>> START Data section
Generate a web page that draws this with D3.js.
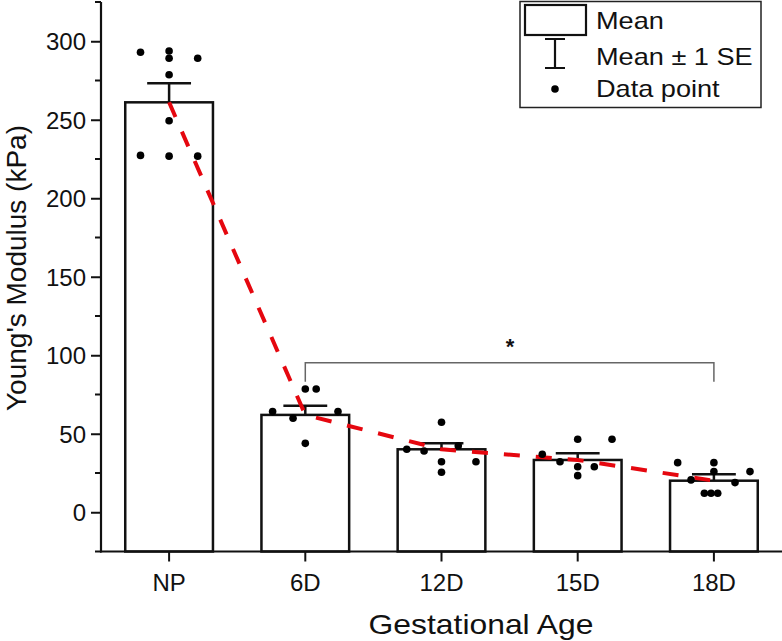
<!DOCTYPE html>
<html><head><meta charset="utf-8">
<script src="https://cdn.jsdelivr.net/npm/d3@7/dist/d3.min.js"></script>
<style>body{margin:0;background:#fff}svg{display:block}text{font-family:"Liberation Sans",Arial,sans-serif;fill:#111}</style>
</head><body>
<script>
const categories = ["NP", "6D", "12D", "15D", "18D"];
const means = [261.1, 62.0, 40.1, 33.3, 20.1];
const stdErr = [12.1, 5.9, 3.8, 4.3, 4.1];
const yTicks = [0, 50, 100, 150, 200, 250, 300];
const yMinorTicks = [-25, 25, 75, 125, 175, 225, 275, 325];
const pointsNP = [293.0, 293.8, 289.2, 289.2, 278.7, 249.4, 227.3, 226.8, 226.8];
const jitterNP = [-0.21, 0, 0, 0.21, 0, 0, -0.21, 0, 0.21];
const points6D = [64.1, 59.9, 78.5, 78.5, 43.9, 64.1];
const jitter6D = [-0.24, -0.09, 0, 0.08, 0, 0.24];
const points12D = [40.1, 39.0, 57.3, 32.2, 25.5, 42.4, 32.2];
const jitter12D = [-0.255, -0.128, 0, 0, 0, 0.123, 0.253];
const points15D = [36.9, 32.2, 46.5, 29.0, 23.3, 29.0, 46.5];
const jitter15D = [-0.26, -0.13, 0, 0, 0, 0.122, 0.252];
const points18D = [31.6, 20.6, 31.6, 25.9, 12.1, 12.1, 12.1, 18.9, 25.9];
const jitter18D = [-0.266, -0.168, 0, 0, -0.07, -0.021, 0.028, 0.155, 0.265];
const bracketFrom = "6D", bracketTo = "18D", bracketTop = 95.3, bracketFoot = 83.2;
const bracketLabel = "*";
const xTitle = "Gestational Age";
const yTitle = "Young's Modulus (kPa)";
const legendLabels = ["Mean", "Mean \u00B1 1 SE", "Data point"];

const pointSets = [[pointsNP, jitterNP], [points6D, jitter6D], [points12D, jitter12D], [points15D, jitter15D], [points18D, jitter18D]];

const W = 782, H = 641;
const svg = d3.select("body").append("svg").attr("width", W).attr("height", H);

const x = d3.scaleBand().domain(categories).range([101, 782]).paddingInner(0.356).paddingOuter(0.178);
const y = d3.scaleLinear().domain([-25, 325]).range([551.5, 2]);
const cx = c => x(c) + x.bandwidth() / 2;
const step = x.step();

function stretchText(sel, sx) {
  sel.each(function () {
    const t = d3.select(this);
    const tx = +t.attr("x") || 0, ty = +t.attr("y") || 0;
    t.attr("x", null).attr("y", null).attr("transform", `translate(${tx},${ty}) scale(${sx},1)`);
  });
}

// bars
svg.append("g").selectAll("rect").data(categories).join("rect")
  .attr("x", c => x(c)).attr("width", x.bandwidth())
  .attr("y", (c, i) => y(means[i])).attr("height", (c, i) => y(-25) - y(means[i]))
  .attr("fill", "#fff").attr("stroke", "#111").attr("stroke-width", 2.5);

// error bars (upper half)
const capW = x.bandwidth() / 2;
const eb = svg.append("g").attr("stroke", "#111").attr("stroke-width", 2.5);
categories.forEach((c, i) => {
  eb.append("line").attr("x1", cx(c)).attr("x2", cx(c)).attr("y1", y(means[i])).attr("y2", y(means[i] + stdErr[i]));
  eb.append("line").attr("x1", cx(c) - capW / 2).attr("x2", cx(c) + capW / 2).attr("y1", y(means[i] + stdErr[i])).attr("y2", y(means[i] + stdErr[i]));
});

// dashed trend line
const line = d3.line().x((d, i) => cx(categories[i])).y(d => y(d));
svg.append("path").attr("d", line(means)).attr("fill", "none").attr("stroke", "#e5070f")
  .attr("stroke-width", 4).attr("stroke-dasharray", "16,16");

// data points
const pg = svg.append("g").attr("fill", "#000");
pointSets.forEach(([vals, jit], i) => {
  pg.selectAll(null).data(vals).join("circle")
    .attr("cx", (v, j) => cx(categories[i]) + jit[j] * step)
    .attr("cy", v => y(v)).attr("r", 3.8);
});

// significance bracket
svg.append("path")
  .attr("d", `M${cx(bracketFrom)},${y(bracketFoot)}V${y(bracketTop)}H${cx(bracketTo)}V${y(bracketFoot)}`)
  .attr("fill", "none").attr("stroke", "#666").attr("stroke-width", 1.5);
svg.append("text").attr("x", (cx(bracketFrom) + cx(bracketTo)) / 2 + 0.5).attr("y", y(bracketTop) - 9)
  .attr("text-anchor", "middle").attr("font-size", 22).attr("font-weight", "bold").text(bracketLabel);

// y axis
const yAxis = svg.append("g").attr("transform", "translate(101,0)")
  .call(d3.axisLeft(y).tickValues(yTicks).tickSize(10).tickPadding(8).tickFormat(d3.format("d")));
yAxis.select(".domain").remove();
yAxis.selectAll(".tick line").attr("stroke", "#111").attr("stroke-width", 2);
yAxis.selectAll(".tick text").attr("font-size", 24).attr("font-family", null).attr("dy", "0.35em").attr("x", -15);
svg.append("g").selectAll("line").data(yMinorTicks).join("line")
  .attr("x1", 95).attr("x2", 101).attr("y1", d => y(d)).attr("y2", d => y(d))
  .attr("stroke", "#111").attr("stroke-width", 2);
svg.append("line").attr("x1", 101).attr("x2", 101).attr("y1", y(325)).attr("y2", y(-25) + 1)
  .attr("stroke", "#111").attr("stroke-width", 2.2);

// x axis
const xAxis = svg.append("g").attr("transform", `translate(0,${y(-25)})`)
  .call(d3.axisBottom(x).tickSize(10).tickPadding(12));
xAxis.select(".domain").remove();
xAxis.selectAll(".tick line").attr("stroke", "#111").attr("stroke-width", 2);
xAxis.selectAll(".tick text").attr("font-size", 24).attr("font-family", null).attr("dy", "0.71em");
svg.append("line").attr("x1", 100).attr("x2", 782).attr("y1", y(-25)).attr("y2", y(-25))
  .attr("stroke", "#111").attr("stroke-width", 2.2);

// axis titles
svg.append("text").attr("x", 481).attr("y", 634).attr("text-anchor", "middle").attr("font-size", 27)
  .text(xTitle).call(stretchText, 1.18);
svg.append("text").attr("transform", "translate(26,268) rotate(-90)").attr("text-anchor", "middle")
  .attr("font-size", 28).text(yTitle);

// legend
const lg = svg.append("g");
lg.append("rect").attr("x", 520).attr("y", 1.5).attr("width", 241).attr("height", 106)
  .attr("fill", "#fff").attr("stroke", "#222").attr("stroke-width", 1.5);
lg.append("rect").attr("x", 525).attr("y", 5).attr("width", 61).attr("height", 30)
  .attr("fill", "#fff").attr("stroke", "#111").attr("stroke-width", 2.2);
lg.append("path").attr("d", "M545,39H565M555,39V68M545,68H565").attr("stroke", "#111").attr("stroke-width", 2.2).attr("fill", "none");
lg.append("circle").attr("cx", 555).attr("cy", 89).attr("r", 3.8).attr("fill", "#000");
const legY = [29.3, 65, 97];
lg.selectAll("text.leg").data(legendLabels).join("text").attr("class", "leg")
  .attr("x", 596).attr("y", (d, i) => legY[i]).attr("font-size", 23).text(d => d)
  .call(stretchText, 1.18);
</script>
</body></html>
>> END Data section
— Task directions —
Look through the data and gather every line with the string "this" in it.

— Exercise answer —
Generate a web page that draws this with D3.js.
    const t = d3.select(this);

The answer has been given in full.